I wanted to ask a quick question about how cars are setup in Forza 5 compared to Forza 4, mainly in relation to under the hood settings. Often when tuning a car you can be presented with fairly default tuning options which gravitate to common settings. Unless the car is already setup to race by default. With this in mind if you have two different cars, with the same tire width, aero, wheel separation etc… and you gave each car the exact same settings. I’m under the assumption they would still end up completely different because of settings under the hood, essentially the personality of the car.

I got the impression that the under the hood settings are what define the character of the car and your simply making an overlay of adjustments. So for instance, Turn10 might have under the hood settings of 500lbs front spring 1000lbs rear spring. But your settings might be set to 700lbs front spring 600lbs rear spring. But this doesn’t actually mean that your rear wheels are softer than your front.
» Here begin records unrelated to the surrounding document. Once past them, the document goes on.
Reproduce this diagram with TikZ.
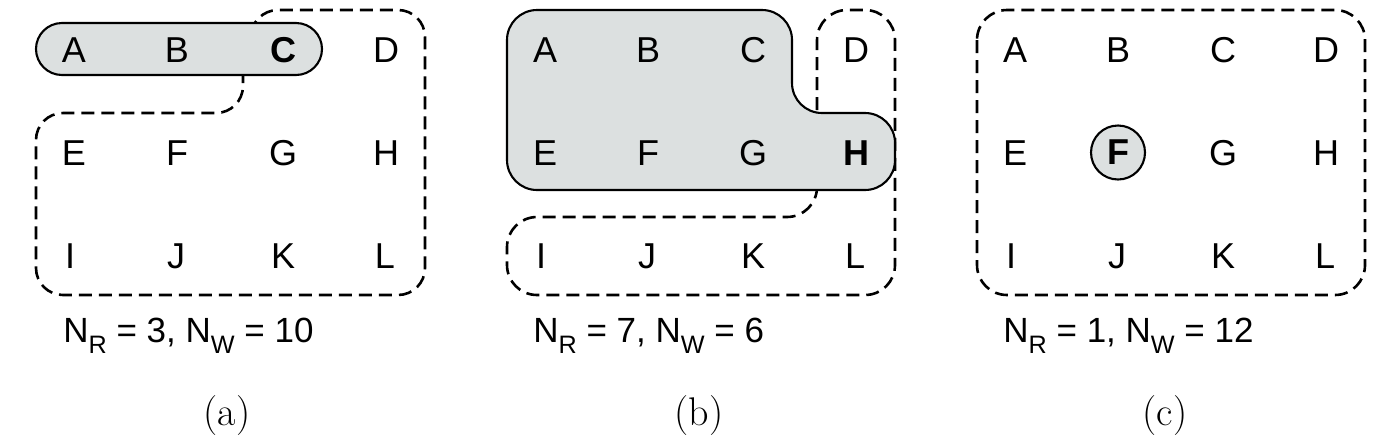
\documentclass[tikz,border=0pt]{standalone}
\usepackage{fontspec}
\newfontfamily\sansfam{Liberation Sans}
\definecolor{shade}{RGB}{220,224,224}
\newcommand\lowsub[1]{\raisebox{-5.5pt}{\fontsize{12.6}{14}\selectfont #1}}
\begin{document}
\begin{tikzpicture}[x=0.5pt,y=-0.5pt,
  lt/.style={font=\sansfam\fontsize{18}{20}\selectfont, inner sep=0pt, anchor=base},
  bl/.style={font=\sansfam\bfseries\fontsize{18}{20}\selectfont, inner sep=0pt, anchor=base},
  solidregion/.style={draw=black, line width=1.05pt, fill=shade},
  dashregion/.style={draw=black, line width=1.3pt, dash pattern=on 6.5pt off 3.5pt},
  captext/.style={font=\sansfam\fontsize{17.5}{20}\selectfont, inner sep=0pt, anchor=base west},
  lab/.style={font=\fontsize{20}{24}\selectfont, inner sep=0pt, anchor=base}]
\useasboundingbox (0,0) rectangle (1384,440);

% ---------- panel (a)
\draw[dashregion, rounded corners=13.5pt]
  (243,50) -- (243,113) -- (36,113) -- (36,295) -- (425,295) -- (425,10) -- (251,10) -- (251,50);
\draw[solidregion, rounded corners=13pt] (36,23) rectangle (322,75);

% ---------- panel (b)
\draw[dashregion, rounded corners=15pt]
  (817,150) -- (817,10) -- (895,10) -- (895,295) -- (507,295) -- (507,217) -- (817,217) -- (817,160);
\draw[solidregion, rounded corners=15pt]
  (507,10) -- (792,10) -- (792,113) -- (895,113) -- (895,190) -- (507,190) -- cycle;

% ---------- panel (c)
\draw[dashregion, rounded corners=15pt] (977,10) rectangle (1365,295);

% ---------- letters (a)
\node[lt] (aA) at (74,62) {A};
\node[lt] (aB) at (177,62) {B};
\node[bl] (aC) at (283,62) {C};
\node[lt] (aD) at (386,62) {D};
\node[lt] (aE) at (74,165) {E};
\node[lt] (aF) at (177,165) {F};
\node[lt] (aG) at (283,165) {G};
\node[lt] (aH) at (386,165) {H};
\node[lt] (aI) at (70,268) {I};
\node[lt] (aJ) at (176,268) {J};
\node[lt] (aK) at (283,268) {K};
\node[lt] (aL) at (385,268) {L};

% ---------- letters (b)
\node[lt] (bA) at (545,62) {A};
\node[lt] (bB) at (648,62) {B};
\node[lt] (bC) at (753,62) {C};
\node[lt] (bD) at (856,62) {D};
\node[lt] (bE) at (545,165) {E};
\node[lt] (bF) at (648,165) {F};
\node[lt] (bG) at (753,165) {G};
\node[bl] (bH) at (856,165) {H};
\node[lt] (bI) at (541,268) {I};
\node[lt] (bJ) at (647,268) {J};
\node[lt] (bK) at (753,268) {K};
\node[lt] (bL) at (855,268) {L};

% ---------- letters (c)
\node[lt] (cA) at (1015,62) {A};
\node[lt] (cB) at (1118,62) {B};
\node[lt] (cC) at (1223,62) {C};
\node[lt] (cD) at (1326,62) {D};
\node[lt] (cE) at (1015,165) {E};
\node[font=\sansfam\bfseries\fontsize{18}{20}\selectfont, circle, inner sep=0pt,
      minimum size=27pt, draw=black, line width=1.05pt, fill=shade] (cF) at (1118,152.5) {F};
\node[lt] (cG) at (1223,165) {G};
\node[lt] (cH) at (1326,165) {H};
\node[lt] (cI) at (1011,268) {I};
\node[lt] (cJ) at (1117,268) {J};
\node[lt] (cK) at (1223,268) {K};
\node[lt] (cL) at (1325,268) {L};

% ---------- captions
\node[captext] (na) at (63,342) {N\lowsub{R} = 3, N\lowsub{W} = 10};
\node[captext] (nb) at (533,342) {N\lowsub{R} = 7, N\lowsub{W} = 6};
\node[captext] (nc) at (1003,342) {N\lowsub{R} = 1, N\lowsub{W} = 12};
\node[lab] (la) at (227,425) {(a)};
\node[lab] (lb) at (699,425) {(b)};
\node[lab] (lc) at (1165,425) {(c)};
\end{tikzpicture}
\end{document}
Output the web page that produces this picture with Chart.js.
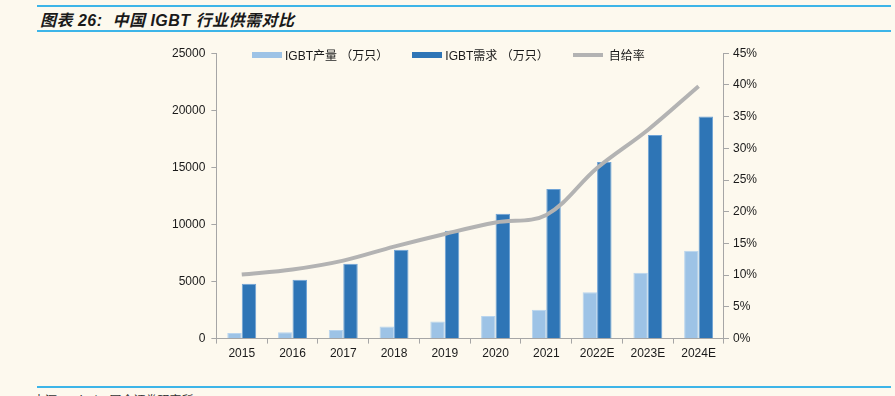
<!DOCTYPE html>
<html>
<head>
<meta charset="utf-8">
<script src="https://cdn.jsdelivr.net/npm/chart.js@4.4.1/dist/chart.umd.min.js"></script>
<style>
  html, body { margin: 0; padding: 0; }
  body { width: 895px; height: 396px; background: #fdf9ee; position: relative; overflow: hidden;
         font-family: "Liberation Sans", Arial, "Noto Sans CJK SC", sans-serif; }
  .rule { position: absolute; left: 37px; width: 854px; height: 2px; background: #3db5e8; }
  #title { position: absolute; left: 40px; top: 7px; font-size: 16px; font-weight: bold; font-style: italic;
           color: #1a1a1a; font-family: "Liberation Sans", "Noto Sans CJK SC", sans-serif; white-space: pre;
           letter-spacing: 0.5px; }
  #source { position: absolute; left: 33px; top: 391px; font-size: 12px; color: #333;
            font-family: "Noto Sans CJK SC", sans-serif; }
  #wrap { position: absolute; left: 0; top: 40px; width: 895px; height: 324px; }
  #legend { position: absolute; top: 46px; left: 252px; display: flex; font-size: 12px; color: #1a1a1a;
            font-family: "Liberation Sans", "Noto Sans CJK SC", sans-serif; white-space: pre; }
  .item { display: flex; align-items: center; margin-right: 24px; }
  .sw { width: 30px; height: 6px; margin-right: 3px; }
</style>
</head>
<body>
<div class="rule" style="top:5px"></div>
<div id="title">图表 26:  中国 IGBT 行业供需对比</div>
<div class="rule" style="top:30px"></div>
<div id="wrap"><canvas id="chart"></canvas></div>
<div id="legend"></div>
<div class="rule" style="top:386px"></div>
<div id="source">来源：Wind，国金证券研究所</div>
<script>
const years = ['2015', '2016', '2017', '2018', '2019', '2020', '2021', '2022E', '2023E', '2024E'];
const production = [480, 550, 760, 1050, 1490, 1980, 2530, 4050, 5770, 7690];   // 万只
const demand = [4800, 5160, 6560, 7780, 9440, 10930, 13110, 15470, 17830, 19450]; // 万只
const selfRate = [10.1, 10.9, 12.3, 14.5, 16.5, 18.3, 19.5, 26.9, 32.9, 39.8];    // %
const leftTicks = [0, 5000, 10000, 15000, 20000, 25000];
const rightTicks = [0, 5, 10, 15, 20, 25, 30, 35, 40, 45];

const axisColor = '#a6a6a6';
const tickFont = { family: 'Liberation Sans', size: 12 };

const datasets = [
  { type: 'bar', label: 'IGBT产量（万只）', data: production, backgroundColor: '#9dc3e6',
    borderColor: '#b9d5ee', borderWidth: 1, yAxisID: 'y', order: 2,
    barPercentage: 1, categoryPercentage: 0.57 },
  { type: 'bar', label: 'IGBT需求（万只）', data: demand, backgroundColor: '#2e75b6',
    borderColor: '#6fa3d6', borderWidth: 1, yAxisID: 'y', order: 2,
    barPercentage: 1, categoryPercentage: 0.57 },
  { type: 'line', label: '自给率', data: selfRate, borderColor: '#b3b3b3', backgroundColor: '#b3b3b3',
    borderWidth: 4, pointRadius: 0, tension: 0.35, yAxisID: 'y1', order: 1 }
];

// html legend
const legend = document.getElementById('legend');
datasets.forEach(d => {
  const item = document.createElement('div');
  item.className = 'item';
  const sw = document.createElement('div');
  sw.className = 'sw';
  sw.style.background = d.backgroundColor;
  if (d.type === 'line') { sw.style.height = '4px'; sw.style.marginRight = '6px'; }
  const label = document.createElement('span');
  label.textContent = d.label.replace('（', ' （');
  item.appendChild(sw);
  item.appendChild(label);
  legend.appendChild(item);
});

new Chart(document.getElementById('chart'), {
  data: { labels: years, datasets: datasets },
  options: {
    responsive: true,
    maintainAspectRatio: false,
    animation: false,
    layout: { padding: { left: 166, right: 134, top: 6, bottom: 0 } },
    plugins: { legend: { display: false }, tooltip: { enabled: false } },
    scales: {
      x: {
        offset: true,
        grid: { offset: true, drawOnChartArea: false, color: axisColor, tickLength: 5 },
        border: { color: axisColor },
        ticks: { color: '#1a1a1a', font: tickFont, padding: 3 }
      },
      y: {
        position: 'left',
        min: 0, max: 25000,
        afterBuildTicks: s => { s.ticks = leftTicks.map(v => ({ value: v })); },
        grid: { drawOnChartArea: false, color: axisColor, tickLength: 5 },
        border: { color: axisColor },
        ticks: { color: '#1a1a1a', font: tickFont, padding: 6, callback: v => String(v) }
      },
      y1: {
        position: 'right',
        min: 0, max: 45,
        afterBuildTicks: s => { s.ticks = rightTicks.map(v => ({ value: v })); },
        grid: { drawOnChartArea: false, color: axisColor, tickLength: 5 },
        border: { color: axisColor },
        ticks: { color: '#1a1a1a', font: tickFont, padding: 4, callback: v => v + '%' }
      }
    }
  }
});
</script>
</body>
</html>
Does anyone know if this is correct? If this isn’t correct it could be useful to establish a more common set of settings based on vehicle weight, wheel base, aero etc… I’m trying to get a better understanding of the real limitations of tuning on some cases and what makes each car feel unique. Is it simply the wheel spacing and weight distribution?

I think there may be two ways of looking at what you’re talking about.

One is the hidden values that T10 might have that make each car feel unique. These modifiers and or values could be literal value changes or even just slight variations in simulation calculations that can only really be felt be the end user.

The other effect you may be describing has to so with how the values we can change interact with each other. A firmly sprung car with firm dampers may feel just as balanced as a softly sprung car with lighter damping. This all has to do with the relationships of the tuning values themselves, not just the simple balance of handling as far as under and oversteer.

In my opinion, both in real life and in the game, there are several combinations of tuning ratios and relationships that can feel capable for different drivers, tracks, or other desired results.

In the end, just roll with what works for you best.